### TASK DIRECTIONS:
Find and copy lines holding "this".

### INFORMATION PROVIDED:
##########

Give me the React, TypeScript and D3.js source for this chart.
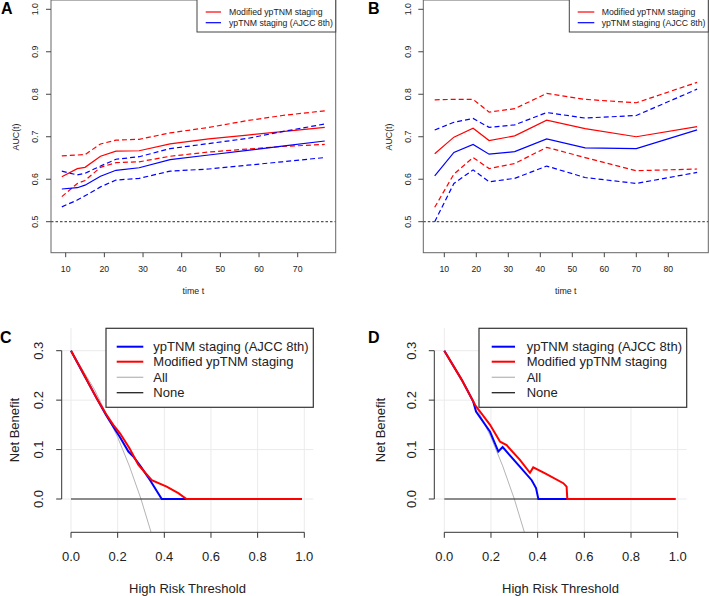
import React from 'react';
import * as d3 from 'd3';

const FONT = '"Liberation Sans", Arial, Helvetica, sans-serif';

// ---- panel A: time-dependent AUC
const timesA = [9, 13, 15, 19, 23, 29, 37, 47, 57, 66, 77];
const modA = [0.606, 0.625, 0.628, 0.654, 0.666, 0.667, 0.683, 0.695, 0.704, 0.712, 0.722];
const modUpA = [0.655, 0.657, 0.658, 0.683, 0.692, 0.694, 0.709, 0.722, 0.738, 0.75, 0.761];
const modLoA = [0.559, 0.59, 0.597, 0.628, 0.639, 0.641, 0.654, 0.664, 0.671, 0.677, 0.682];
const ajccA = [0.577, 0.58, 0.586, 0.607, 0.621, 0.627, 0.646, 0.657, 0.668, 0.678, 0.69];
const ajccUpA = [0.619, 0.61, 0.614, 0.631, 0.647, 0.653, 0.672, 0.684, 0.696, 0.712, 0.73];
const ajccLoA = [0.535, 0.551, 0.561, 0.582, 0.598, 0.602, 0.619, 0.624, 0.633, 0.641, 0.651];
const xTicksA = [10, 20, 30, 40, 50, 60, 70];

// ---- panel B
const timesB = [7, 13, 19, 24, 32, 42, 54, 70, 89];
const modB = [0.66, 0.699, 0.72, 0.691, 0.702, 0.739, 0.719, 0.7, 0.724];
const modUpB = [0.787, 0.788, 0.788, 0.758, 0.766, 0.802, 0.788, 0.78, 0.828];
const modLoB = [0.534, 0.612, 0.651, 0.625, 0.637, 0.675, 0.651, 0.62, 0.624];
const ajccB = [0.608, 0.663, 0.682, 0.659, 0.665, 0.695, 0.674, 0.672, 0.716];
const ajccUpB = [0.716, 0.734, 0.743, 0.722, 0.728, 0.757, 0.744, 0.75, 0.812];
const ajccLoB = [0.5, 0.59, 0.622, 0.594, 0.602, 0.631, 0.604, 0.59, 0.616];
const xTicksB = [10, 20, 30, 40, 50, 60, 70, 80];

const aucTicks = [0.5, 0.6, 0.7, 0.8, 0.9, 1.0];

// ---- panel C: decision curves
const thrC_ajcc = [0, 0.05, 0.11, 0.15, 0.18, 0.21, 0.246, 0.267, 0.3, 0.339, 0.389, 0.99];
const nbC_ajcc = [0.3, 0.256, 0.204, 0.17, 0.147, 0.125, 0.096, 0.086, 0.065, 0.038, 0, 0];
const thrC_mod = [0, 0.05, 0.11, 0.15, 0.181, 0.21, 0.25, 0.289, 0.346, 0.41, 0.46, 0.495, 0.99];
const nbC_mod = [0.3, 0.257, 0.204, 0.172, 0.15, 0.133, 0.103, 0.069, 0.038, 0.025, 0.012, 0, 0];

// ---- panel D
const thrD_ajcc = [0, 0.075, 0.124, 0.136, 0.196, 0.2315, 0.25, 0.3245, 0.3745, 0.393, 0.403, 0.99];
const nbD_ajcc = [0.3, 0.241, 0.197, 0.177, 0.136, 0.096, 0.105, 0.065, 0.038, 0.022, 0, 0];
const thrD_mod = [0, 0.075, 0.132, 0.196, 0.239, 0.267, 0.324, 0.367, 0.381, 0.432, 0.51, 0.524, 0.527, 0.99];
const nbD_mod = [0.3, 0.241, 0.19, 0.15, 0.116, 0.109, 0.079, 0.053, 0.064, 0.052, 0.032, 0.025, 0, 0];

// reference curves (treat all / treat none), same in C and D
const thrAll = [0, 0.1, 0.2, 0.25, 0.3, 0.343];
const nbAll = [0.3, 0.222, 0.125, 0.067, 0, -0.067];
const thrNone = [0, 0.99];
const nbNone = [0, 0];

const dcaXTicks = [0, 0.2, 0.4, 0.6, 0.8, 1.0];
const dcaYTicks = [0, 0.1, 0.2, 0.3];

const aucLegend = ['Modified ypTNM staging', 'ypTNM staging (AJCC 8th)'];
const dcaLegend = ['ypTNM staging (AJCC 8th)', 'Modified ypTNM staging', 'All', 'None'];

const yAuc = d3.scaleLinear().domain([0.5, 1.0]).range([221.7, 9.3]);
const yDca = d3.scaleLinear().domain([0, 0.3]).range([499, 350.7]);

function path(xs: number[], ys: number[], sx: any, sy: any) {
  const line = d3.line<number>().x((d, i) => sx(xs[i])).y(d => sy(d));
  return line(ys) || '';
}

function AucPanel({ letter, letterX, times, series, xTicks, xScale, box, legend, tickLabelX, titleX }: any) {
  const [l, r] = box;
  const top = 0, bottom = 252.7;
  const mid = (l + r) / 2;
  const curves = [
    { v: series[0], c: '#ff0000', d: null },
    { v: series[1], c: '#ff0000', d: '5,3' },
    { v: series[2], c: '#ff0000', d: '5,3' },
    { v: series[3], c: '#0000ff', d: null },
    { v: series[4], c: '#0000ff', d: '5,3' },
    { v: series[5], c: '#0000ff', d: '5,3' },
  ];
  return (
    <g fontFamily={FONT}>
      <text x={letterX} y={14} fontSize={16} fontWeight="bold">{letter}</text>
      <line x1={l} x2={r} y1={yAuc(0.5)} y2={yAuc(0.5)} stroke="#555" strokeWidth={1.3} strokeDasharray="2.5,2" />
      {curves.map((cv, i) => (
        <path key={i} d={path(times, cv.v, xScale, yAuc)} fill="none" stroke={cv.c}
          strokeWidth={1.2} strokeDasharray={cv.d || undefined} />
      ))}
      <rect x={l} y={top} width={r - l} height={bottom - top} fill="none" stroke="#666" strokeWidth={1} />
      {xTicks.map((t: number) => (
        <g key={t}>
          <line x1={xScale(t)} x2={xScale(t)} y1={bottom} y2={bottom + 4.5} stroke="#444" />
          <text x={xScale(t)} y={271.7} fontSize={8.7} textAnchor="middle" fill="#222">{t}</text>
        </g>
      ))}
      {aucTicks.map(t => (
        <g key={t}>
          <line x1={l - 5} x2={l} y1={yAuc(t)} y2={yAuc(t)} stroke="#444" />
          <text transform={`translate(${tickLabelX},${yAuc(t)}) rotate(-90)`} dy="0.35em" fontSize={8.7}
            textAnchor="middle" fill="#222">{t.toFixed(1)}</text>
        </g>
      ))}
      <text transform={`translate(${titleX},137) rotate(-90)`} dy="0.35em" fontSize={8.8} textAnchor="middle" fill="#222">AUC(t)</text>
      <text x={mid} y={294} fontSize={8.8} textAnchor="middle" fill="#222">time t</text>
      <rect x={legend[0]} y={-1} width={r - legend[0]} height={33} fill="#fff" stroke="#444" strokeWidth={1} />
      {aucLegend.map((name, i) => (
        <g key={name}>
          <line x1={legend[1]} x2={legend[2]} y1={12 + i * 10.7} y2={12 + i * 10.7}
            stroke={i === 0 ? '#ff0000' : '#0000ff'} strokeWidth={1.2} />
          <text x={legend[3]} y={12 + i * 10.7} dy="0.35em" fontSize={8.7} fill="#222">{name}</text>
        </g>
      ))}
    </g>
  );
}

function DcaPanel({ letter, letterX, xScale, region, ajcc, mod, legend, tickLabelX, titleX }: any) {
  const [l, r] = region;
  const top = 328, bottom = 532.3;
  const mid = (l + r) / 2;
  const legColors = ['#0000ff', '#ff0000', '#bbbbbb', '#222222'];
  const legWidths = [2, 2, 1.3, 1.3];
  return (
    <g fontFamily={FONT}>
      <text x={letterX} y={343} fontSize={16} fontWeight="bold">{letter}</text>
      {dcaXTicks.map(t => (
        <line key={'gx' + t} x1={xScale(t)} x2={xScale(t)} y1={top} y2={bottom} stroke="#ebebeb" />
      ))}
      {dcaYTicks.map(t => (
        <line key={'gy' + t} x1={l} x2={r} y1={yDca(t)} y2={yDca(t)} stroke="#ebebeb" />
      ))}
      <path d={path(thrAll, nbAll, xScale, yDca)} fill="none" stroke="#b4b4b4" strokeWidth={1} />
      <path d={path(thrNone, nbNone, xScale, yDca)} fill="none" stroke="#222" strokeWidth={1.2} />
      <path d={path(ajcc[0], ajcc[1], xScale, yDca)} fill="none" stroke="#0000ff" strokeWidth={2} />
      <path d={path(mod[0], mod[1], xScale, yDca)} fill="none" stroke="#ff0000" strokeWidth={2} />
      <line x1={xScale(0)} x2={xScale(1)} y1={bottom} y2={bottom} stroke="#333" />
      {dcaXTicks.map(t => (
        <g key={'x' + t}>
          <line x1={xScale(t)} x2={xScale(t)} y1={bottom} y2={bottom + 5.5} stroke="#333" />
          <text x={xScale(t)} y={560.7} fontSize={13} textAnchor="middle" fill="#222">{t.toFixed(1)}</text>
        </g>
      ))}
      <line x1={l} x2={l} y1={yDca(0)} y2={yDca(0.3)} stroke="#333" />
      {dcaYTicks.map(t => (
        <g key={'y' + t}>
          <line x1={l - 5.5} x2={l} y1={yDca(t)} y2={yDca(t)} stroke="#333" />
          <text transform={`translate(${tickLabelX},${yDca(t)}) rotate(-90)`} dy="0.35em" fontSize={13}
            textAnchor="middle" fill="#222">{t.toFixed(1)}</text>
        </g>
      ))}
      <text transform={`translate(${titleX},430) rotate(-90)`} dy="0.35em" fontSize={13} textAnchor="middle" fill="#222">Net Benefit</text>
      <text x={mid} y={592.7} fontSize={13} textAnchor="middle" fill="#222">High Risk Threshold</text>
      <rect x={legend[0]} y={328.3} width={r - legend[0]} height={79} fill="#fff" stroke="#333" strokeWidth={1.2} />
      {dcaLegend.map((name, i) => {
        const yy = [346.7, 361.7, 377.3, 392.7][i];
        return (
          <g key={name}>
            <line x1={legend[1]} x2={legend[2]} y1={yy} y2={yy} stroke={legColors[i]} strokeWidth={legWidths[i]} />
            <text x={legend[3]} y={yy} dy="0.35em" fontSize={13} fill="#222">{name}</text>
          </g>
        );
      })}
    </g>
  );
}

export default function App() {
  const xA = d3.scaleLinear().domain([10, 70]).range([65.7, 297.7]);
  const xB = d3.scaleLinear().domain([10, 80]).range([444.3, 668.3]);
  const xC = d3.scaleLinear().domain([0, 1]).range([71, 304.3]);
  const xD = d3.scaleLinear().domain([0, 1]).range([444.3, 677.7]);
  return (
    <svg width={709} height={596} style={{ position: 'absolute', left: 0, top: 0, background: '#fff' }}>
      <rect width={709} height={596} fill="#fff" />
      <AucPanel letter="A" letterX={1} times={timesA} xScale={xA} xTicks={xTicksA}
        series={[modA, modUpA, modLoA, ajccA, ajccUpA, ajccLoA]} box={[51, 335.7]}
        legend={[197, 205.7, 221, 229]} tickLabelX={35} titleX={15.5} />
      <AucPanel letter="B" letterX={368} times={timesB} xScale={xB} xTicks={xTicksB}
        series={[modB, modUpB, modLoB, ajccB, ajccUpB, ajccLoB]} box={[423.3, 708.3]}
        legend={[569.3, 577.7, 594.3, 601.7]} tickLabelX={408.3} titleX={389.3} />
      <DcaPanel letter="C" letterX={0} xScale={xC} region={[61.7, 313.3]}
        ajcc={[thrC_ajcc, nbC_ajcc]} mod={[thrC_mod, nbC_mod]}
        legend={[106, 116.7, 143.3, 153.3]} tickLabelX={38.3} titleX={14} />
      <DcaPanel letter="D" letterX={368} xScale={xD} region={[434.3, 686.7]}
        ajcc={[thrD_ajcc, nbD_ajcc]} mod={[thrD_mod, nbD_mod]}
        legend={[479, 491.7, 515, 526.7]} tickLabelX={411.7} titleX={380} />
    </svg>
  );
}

##########

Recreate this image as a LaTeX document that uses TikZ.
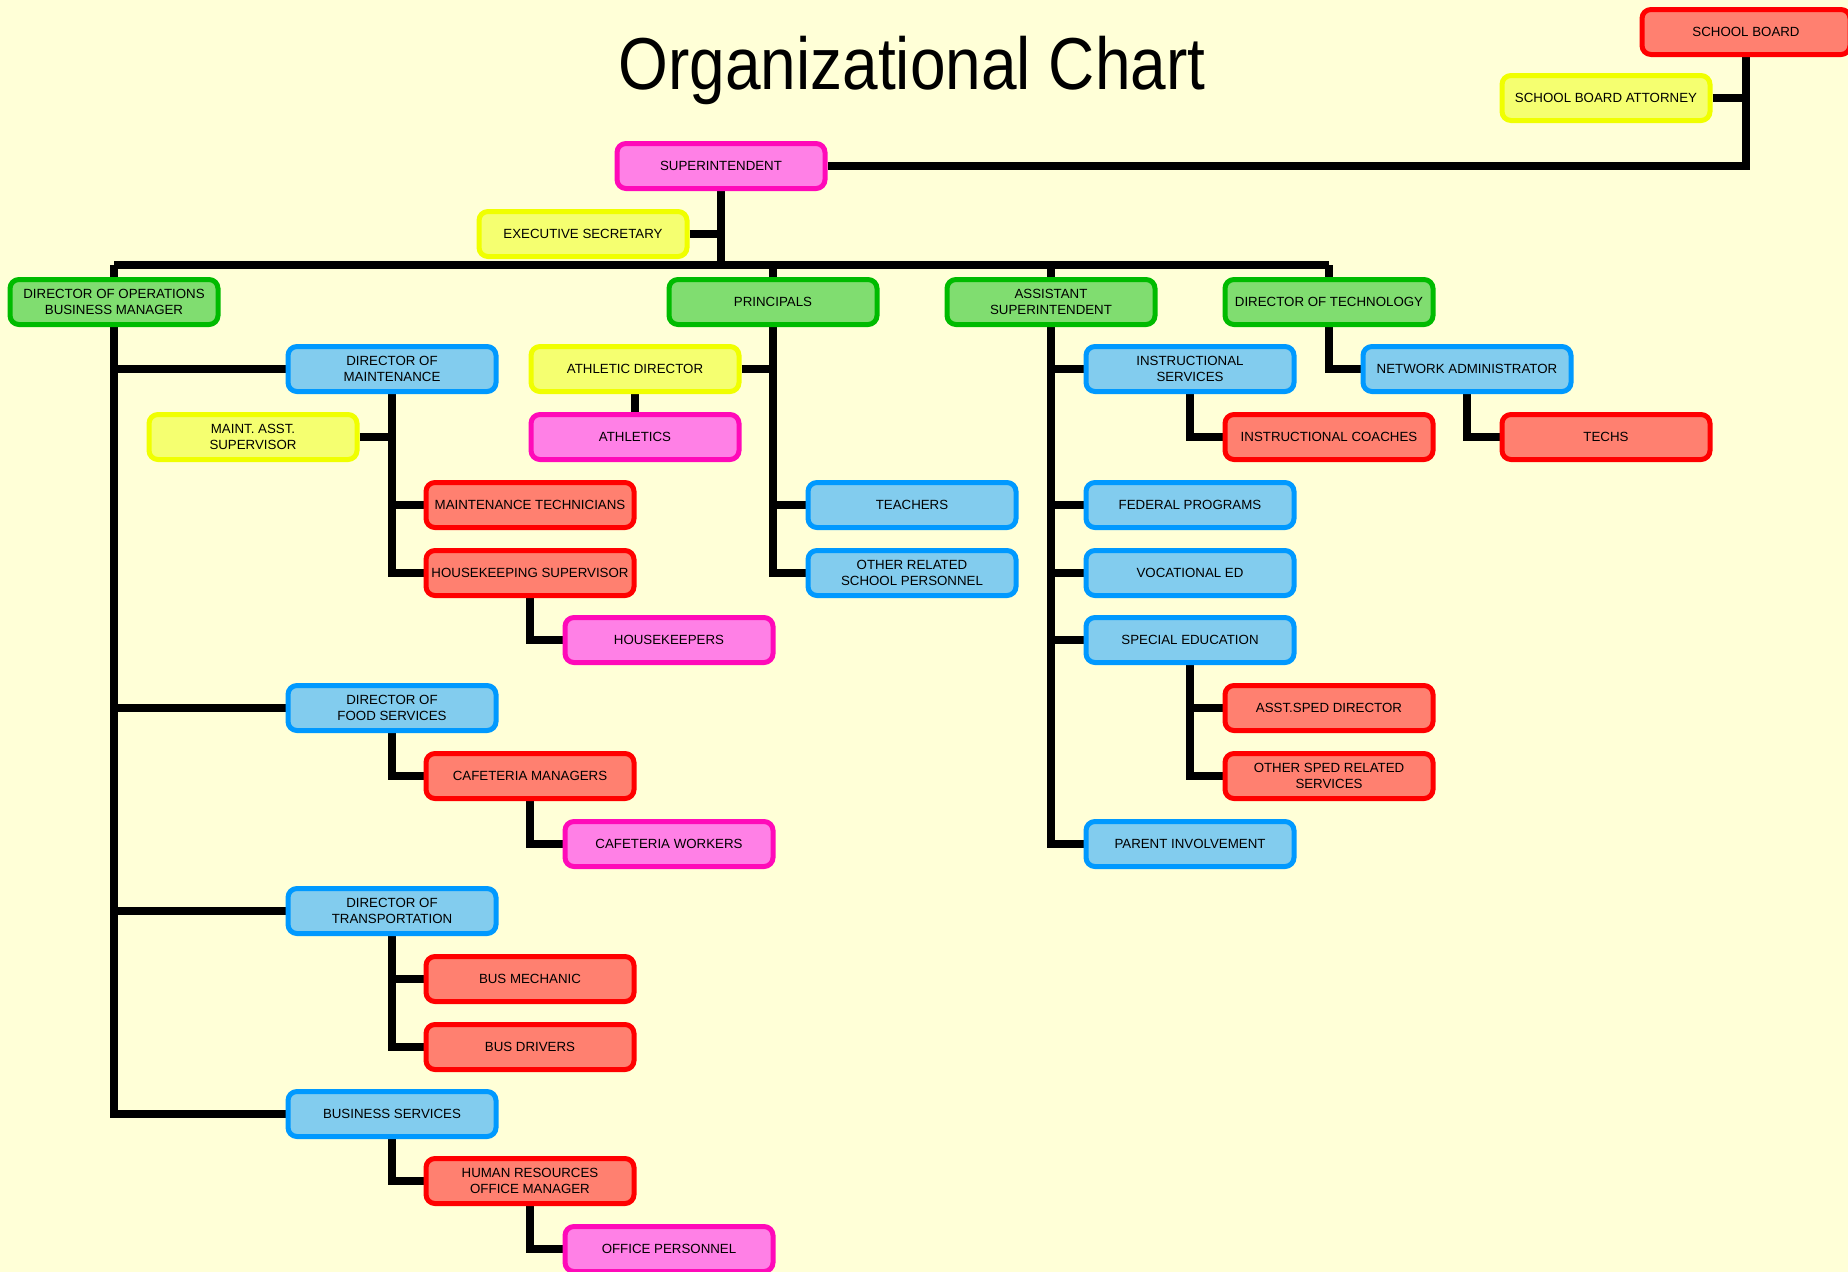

##########

### ANSWER TO THE PROBLEM:
Give me the React, TypeScript and D3.js source for this chart.
Recreate this image as a LaTeX document that uses TikZ.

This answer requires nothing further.